---------- RECORDED INFORMATION

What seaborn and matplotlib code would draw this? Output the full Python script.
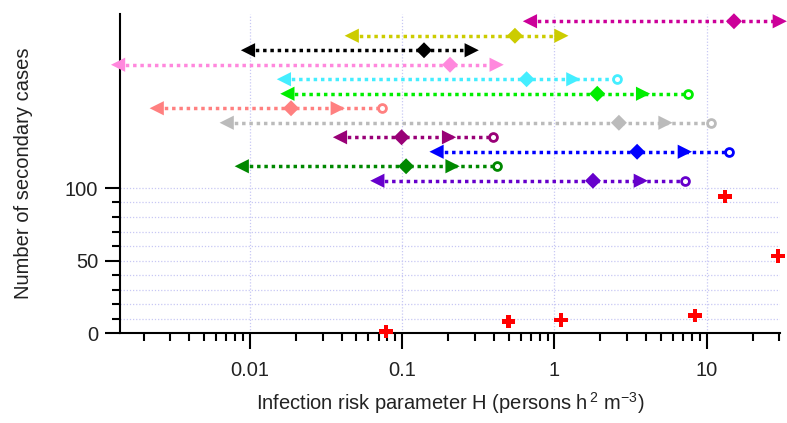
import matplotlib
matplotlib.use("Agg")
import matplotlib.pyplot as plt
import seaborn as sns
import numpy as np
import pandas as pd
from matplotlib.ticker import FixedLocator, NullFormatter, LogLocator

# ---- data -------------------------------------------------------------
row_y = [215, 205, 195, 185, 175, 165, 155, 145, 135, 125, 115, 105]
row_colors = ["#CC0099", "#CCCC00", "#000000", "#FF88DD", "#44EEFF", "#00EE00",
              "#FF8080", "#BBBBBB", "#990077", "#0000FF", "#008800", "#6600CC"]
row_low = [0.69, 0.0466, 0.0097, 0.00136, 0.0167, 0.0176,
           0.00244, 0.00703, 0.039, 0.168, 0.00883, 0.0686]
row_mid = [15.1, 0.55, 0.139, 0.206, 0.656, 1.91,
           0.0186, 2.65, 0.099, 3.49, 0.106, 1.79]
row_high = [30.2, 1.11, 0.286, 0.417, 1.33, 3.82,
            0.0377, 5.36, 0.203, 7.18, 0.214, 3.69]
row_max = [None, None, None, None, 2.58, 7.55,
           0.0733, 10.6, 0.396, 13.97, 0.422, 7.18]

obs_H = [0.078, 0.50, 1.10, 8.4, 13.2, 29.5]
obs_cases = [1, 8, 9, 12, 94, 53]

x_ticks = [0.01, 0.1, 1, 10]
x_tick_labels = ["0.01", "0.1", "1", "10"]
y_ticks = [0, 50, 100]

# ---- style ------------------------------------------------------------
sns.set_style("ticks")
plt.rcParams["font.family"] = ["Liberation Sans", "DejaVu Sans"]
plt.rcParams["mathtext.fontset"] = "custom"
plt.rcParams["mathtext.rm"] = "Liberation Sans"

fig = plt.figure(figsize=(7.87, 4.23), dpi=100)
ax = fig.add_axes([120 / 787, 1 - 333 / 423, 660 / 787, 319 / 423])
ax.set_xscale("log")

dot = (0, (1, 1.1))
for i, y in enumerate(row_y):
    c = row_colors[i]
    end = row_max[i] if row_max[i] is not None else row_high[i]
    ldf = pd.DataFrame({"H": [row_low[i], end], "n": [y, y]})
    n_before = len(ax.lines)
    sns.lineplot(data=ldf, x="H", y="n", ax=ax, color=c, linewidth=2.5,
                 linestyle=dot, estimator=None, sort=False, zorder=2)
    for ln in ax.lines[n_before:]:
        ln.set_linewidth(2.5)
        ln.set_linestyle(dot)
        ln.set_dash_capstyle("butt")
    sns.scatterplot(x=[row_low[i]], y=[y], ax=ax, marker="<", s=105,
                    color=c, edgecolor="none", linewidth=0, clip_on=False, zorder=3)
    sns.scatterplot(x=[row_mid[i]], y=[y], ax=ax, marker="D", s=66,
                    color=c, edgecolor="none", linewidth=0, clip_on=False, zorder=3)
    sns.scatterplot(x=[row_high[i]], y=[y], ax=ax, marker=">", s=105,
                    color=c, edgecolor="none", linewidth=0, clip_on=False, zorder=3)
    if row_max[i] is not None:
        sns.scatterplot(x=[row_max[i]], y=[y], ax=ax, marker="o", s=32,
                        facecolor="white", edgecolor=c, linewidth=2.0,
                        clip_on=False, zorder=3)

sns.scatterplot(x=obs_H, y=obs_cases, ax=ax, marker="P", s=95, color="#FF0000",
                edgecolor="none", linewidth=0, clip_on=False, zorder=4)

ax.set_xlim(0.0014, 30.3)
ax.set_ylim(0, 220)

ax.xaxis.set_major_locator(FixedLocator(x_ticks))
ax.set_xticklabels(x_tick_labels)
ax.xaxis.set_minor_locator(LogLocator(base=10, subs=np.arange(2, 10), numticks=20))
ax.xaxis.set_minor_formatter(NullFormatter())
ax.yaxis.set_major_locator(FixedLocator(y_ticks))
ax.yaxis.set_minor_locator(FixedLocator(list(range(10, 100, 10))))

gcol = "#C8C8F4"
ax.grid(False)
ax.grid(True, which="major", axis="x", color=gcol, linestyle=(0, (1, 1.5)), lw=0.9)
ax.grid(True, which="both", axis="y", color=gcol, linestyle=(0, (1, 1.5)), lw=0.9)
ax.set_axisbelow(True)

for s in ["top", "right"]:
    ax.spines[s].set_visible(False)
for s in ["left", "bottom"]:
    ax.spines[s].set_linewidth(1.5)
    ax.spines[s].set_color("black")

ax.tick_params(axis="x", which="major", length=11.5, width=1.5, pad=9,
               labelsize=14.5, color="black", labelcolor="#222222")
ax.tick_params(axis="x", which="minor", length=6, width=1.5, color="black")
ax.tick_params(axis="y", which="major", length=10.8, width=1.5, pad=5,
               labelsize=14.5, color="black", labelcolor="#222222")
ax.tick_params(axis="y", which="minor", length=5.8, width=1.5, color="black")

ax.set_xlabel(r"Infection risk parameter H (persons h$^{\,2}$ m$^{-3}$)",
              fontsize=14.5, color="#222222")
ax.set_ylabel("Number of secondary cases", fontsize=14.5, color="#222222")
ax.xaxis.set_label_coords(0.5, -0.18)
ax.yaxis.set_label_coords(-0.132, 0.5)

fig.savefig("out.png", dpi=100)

--------------------

WORK TO DO -
Write out the lines from the start of the material to the line with "y_ticks = [0, 50, 100]", inclusive and exactly. Skip the pictures.

ANSWER IN FULL -
What seaborn and matplotlib code would draw this? Output the full Python script.
import matplotlib
matplotlib.use("Agg")
import matplotlib.pyplot as plt
import seaborn as sns
import numpy as np
import pandas as pd
from matplotlib.ticker import FixedLocator, NullFormatter, LogLocator

# ---- data -------------------------------------------------------------
row_y = [215, 205, 195, 185, 175, 165, 155, 145, 135, 125, 115, 105]
row_colors = ["#CC0099", "#CCCC00", "#000000", "#FF88DD", "#44EEFF", "#00EE00",
              "#FF8080", "#BBBBBB", "#990077", "#0000FF", "#008800", "#6600CC"]
row_low = [0.69, 0.0466, 0.0097, 0.00136, 0.0167, 0.0176,
           0.00244, 0.00703, 0.039, 0.168, 0.00883, 0.0686]
row_mid = [15.1, 0.55, 0.139, 0.206, 0.656, 1.91,
           0.0186, 2.65, 0.099, 3.49, 0.106, 1.79]
row_high = [30.2, 1.11, 0.286, 0.417, 1.33, 3.82,
            0.0377, 5.36, 0.203, 7.18, 0.214, 3.69]
row_max = [None, None, None, None, 2.58, 7.55,
           0.0733, 10.6, 0.396, 13.97, 0.422, 7.18]

obs_H = [0.078, 0.50, 1.10, 8.4, 13.2, 29.5]
obs_cases = [1, 8, 9, 12, 94, 53]

x_ticks = [0.01, 0.1, 1, 10]
x_tick_labels = ["0.01", "0.1", "1", "10"]
y_ticks = [0, 50, 100]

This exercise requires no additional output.